■ **Dataset extract**:
*****

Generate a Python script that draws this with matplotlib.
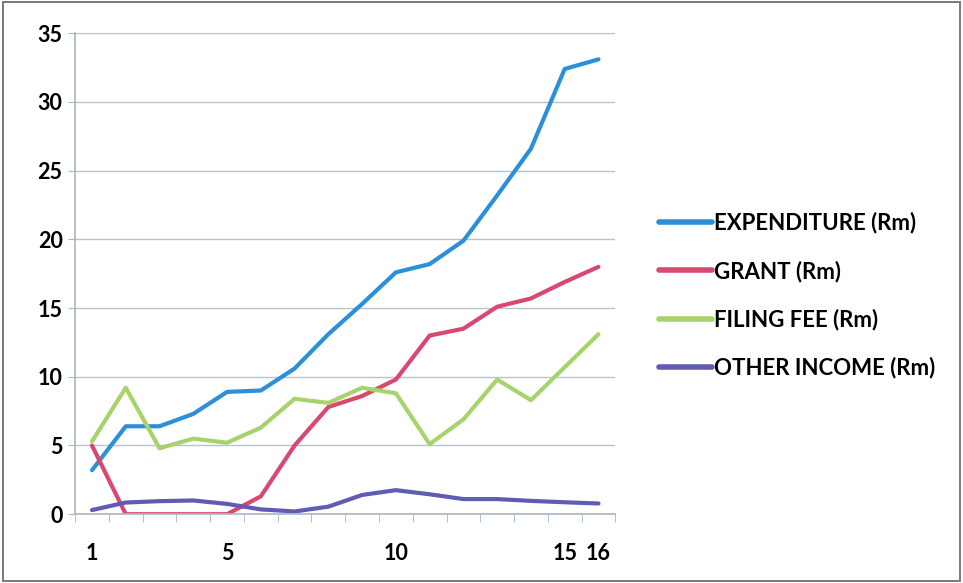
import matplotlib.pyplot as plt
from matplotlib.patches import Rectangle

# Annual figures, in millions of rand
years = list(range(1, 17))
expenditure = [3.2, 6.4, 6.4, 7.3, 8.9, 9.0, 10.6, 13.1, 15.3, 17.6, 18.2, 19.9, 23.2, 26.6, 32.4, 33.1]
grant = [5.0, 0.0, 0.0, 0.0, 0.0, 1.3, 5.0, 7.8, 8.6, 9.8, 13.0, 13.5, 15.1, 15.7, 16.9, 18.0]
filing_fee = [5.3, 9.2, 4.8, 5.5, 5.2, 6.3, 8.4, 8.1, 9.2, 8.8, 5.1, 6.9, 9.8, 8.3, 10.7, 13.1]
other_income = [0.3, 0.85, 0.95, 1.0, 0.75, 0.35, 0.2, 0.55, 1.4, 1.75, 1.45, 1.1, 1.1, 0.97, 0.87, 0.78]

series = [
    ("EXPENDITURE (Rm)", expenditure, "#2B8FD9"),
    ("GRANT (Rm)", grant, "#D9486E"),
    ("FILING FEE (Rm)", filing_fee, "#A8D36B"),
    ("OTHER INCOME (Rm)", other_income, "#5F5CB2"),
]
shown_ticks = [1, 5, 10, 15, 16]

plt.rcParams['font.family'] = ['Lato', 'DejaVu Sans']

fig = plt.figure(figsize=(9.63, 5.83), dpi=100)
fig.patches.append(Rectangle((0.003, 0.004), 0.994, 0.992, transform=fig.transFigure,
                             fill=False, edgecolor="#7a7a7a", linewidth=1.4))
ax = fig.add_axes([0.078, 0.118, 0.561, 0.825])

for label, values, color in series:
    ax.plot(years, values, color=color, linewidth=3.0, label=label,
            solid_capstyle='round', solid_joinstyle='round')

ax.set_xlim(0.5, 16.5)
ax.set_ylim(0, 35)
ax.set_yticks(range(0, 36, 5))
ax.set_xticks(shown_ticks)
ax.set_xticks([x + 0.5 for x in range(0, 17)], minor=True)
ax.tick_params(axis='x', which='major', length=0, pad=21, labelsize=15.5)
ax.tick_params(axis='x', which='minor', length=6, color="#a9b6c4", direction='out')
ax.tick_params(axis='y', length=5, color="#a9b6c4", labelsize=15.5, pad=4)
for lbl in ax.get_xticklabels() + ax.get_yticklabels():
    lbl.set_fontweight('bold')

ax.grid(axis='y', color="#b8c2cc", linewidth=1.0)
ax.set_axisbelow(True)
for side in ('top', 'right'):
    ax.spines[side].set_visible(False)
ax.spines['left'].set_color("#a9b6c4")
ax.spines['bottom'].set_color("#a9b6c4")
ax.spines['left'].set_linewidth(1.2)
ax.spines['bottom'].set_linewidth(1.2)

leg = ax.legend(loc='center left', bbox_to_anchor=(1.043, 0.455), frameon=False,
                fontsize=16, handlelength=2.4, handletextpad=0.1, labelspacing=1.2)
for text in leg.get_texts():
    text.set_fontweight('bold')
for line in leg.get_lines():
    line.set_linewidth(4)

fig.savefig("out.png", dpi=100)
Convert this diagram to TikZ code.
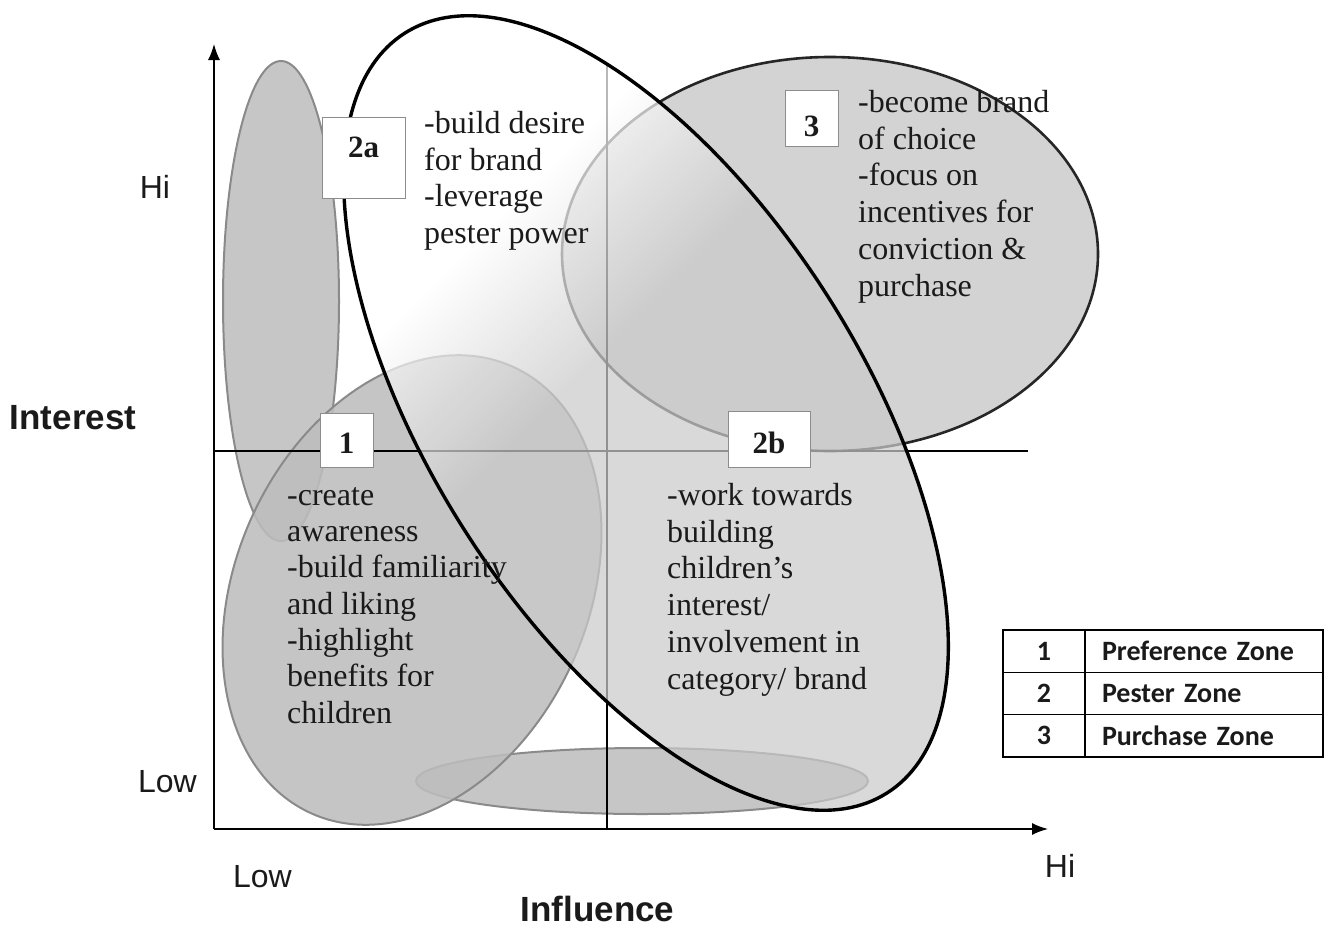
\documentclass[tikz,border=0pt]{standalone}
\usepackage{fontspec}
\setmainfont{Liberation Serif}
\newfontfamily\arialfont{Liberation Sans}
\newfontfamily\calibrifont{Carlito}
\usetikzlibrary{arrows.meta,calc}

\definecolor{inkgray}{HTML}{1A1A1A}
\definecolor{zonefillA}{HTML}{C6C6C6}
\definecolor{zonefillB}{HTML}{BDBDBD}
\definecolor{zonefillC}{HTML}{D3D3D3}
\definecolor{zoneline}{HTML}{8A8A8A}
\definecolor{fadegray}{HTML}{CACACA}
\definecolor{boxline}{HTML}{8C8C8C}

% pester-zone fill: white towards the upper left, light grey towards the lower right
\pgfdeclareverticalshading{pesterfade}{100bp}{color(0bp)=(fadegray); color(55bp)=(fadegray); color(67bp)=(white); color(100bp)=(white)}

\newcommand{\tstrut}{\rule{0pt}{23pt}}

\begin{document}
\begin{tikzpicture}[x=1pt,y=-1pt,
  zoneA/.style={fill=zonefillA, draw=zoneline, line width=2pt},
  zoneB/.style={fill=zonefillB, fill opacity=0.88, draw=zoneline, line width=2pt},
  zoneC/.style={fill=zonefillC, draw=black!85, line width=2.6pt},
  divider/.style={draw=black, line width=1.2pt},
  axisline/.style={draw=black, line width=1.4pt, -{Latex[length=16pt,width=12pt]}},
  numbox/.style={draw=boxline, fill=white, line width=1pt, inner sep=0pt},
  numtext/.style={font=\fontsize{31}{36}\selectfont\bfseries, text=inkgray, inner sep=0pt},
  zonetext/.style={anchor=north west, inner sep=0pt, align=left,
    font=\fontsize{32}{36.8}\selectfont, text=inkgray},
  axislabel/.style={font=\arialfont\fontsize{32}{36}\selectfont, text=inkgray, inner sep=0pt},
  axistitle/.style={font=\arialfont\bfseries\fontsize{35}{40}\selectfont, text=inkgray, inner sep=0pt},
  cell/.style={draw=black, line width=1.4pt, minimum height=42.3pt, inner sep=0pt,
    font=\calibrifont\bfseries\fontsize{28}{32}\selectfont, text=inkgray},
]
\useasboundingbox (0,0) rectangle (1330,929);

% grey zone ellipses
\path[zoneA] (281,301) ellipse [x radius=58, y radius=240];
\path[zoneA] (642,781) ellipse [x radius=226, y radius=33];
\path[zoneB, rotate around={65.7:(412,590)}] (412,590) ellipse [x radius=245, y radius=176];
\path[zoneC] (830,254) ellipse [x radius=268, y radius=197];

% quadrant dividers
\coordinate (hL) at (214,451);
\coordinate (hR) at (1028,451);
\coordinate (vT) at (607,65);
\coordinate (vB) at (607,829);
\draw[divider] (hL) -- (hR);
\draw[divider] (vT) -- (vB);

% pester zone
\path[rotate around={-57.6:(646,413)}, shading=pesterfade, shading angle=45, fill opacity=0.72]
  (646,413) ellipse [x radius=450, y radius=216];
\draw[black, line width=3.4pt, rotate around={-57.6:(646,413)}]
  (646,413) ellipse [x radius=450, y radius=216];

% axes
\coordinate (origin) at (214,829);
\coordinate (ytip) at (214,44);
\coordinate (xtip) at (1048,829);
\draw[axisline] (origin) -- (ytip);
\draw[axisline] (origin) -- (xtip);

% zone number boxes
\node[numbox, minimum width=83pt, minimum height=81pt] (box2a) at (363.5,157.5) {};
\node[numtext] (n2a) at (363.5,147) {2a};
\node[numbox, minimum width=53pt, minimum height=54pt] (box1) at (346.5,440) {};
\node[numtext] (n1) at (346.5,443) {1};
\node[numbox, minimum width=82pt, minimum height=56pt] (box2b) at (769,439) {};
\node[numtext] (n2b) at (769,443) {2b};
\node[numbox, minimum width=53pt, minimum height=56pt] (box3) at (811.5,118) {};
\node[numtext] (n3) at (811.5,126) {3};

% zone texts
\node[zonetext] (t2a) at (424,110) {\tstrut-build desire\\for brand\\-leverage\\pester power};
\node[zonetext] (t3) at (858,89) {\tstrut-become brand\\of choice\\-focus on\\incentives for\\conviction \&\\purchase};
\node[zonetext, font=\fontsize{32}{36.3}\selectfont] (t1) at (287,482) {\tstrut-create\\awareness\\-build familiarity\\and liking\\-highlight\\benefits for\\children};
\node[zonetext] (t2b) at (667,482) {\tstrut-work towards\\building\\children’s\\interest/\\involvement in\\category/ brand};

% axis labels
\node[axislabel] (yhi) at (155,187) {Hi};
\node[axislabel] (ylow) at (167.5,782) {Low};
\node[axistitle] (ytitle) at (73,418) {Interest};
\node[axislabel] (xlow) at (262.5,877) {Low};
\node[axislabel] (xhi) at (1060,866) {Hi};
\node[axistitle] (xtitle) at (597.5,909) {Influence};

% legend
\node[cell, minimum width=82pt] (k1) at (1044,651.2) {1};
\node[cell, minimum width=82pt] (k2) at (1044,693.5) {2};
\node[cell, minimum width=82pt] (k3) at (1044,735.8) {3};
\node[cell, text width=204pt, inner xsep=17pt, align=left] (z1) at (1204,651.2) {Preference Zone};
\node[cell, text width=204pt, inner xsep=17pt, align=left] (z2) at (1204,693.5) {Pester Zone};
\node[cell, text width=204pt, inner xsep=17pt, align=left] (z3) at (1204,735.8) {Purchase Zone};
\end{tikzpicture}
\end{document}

*****

■ **What you are asked to do**:
Give again exactly the lines running from the beginning of the material above through the line that contains "0.97, 0.87, 0.78]", and leave out every picture.

■ **Reply**:
Generate a Python script that draws this with matplotlib.
import matplotlib.pyplot as plt
from matplotlib.patches import Rectangle

# Annual figures, in millions of rand
years = list(range(1, 17))
expenditure = [3.2, 6.4, 6.4, 7.3, 8.9, 9.0, 10.6, 13.1, 15.3, 17.6, 18.2, 19.9, 23.2, 26.6, 32.4, 33.1]
grant = [5.0, 0.0, 0.0, 0.0, 0.0, 1.3, 5.0, 7.8, 8.6, 9.8, 13.0, 13.5, 15.1, 15.7, 16.9, 18.0]
filing_fee = [5.3, 9.2, 4.8, 5.5, 5.2, 6.3, 8.4, 8.1, 9.2, 8.8, 5.1, 6.9, 9.8, 8.3, 10.7, 13.1]
other_income = [0.3, 0.85, 0.95, 1.0, 0.75, 0.35, 0.2, 0.55, 1.4, 1.75, 1.45, 1.1, 1.1, 0.97, 0.87, 0.78]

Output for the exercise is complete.